Not that this necessarily impacts the Jays directly– they don’t have any qualifying offers out to players, and they certainly haven’t been interested in signing guys who’d cost a compensatory draft pick in years past– but it’s worth noting that, as the 5 PM ET deadline for players to accept or reject qualifying offers that were made by their clubs last week looms, it looks like all of the players will decline and become free agents.
Yeah, there’s some money floating around the game, it turns out. Not that there was ever any doubt of that, but… look at a Nelson Cruz, for example, who this morning formally turned down the Rangers’ qualifying offer.
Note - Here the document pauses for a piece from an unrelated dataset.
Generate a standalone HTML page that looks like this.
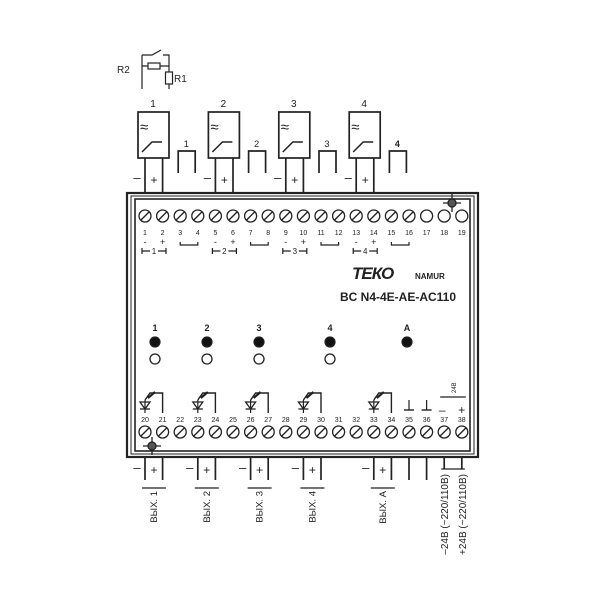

Cruz will turn 34 in the middle of next season, and while he’s certainly an impressive hitter, he hasn’t been the nearly 5-win guy that he was in 2010 for three seasons now– especially not defensively– and he’s got the PED issue hanging over his head as well. Last year Melky Cabrera, who hit free agency five years younger, came with a similar PED story, and while maybe not the same lengthy track record of success or power, he’d had two very comparable seasons at the plate (150 and 118 wRC+) to what Cruz has done recently (122, 106, 116 in his last three). Cabrera, of course, didn’t have a draft pick tied to him– the Giants didn’t make him a qualifying offer– and yet “only” ended up signing for two years and $16-million.
Maybe this is an indication of just how scary much money it’s believed will be out there this time around, but it could also be a misstep from Cruz and his people– and one that other free agents may also be making, which plays to the Jays’ advantage. In theory, at least.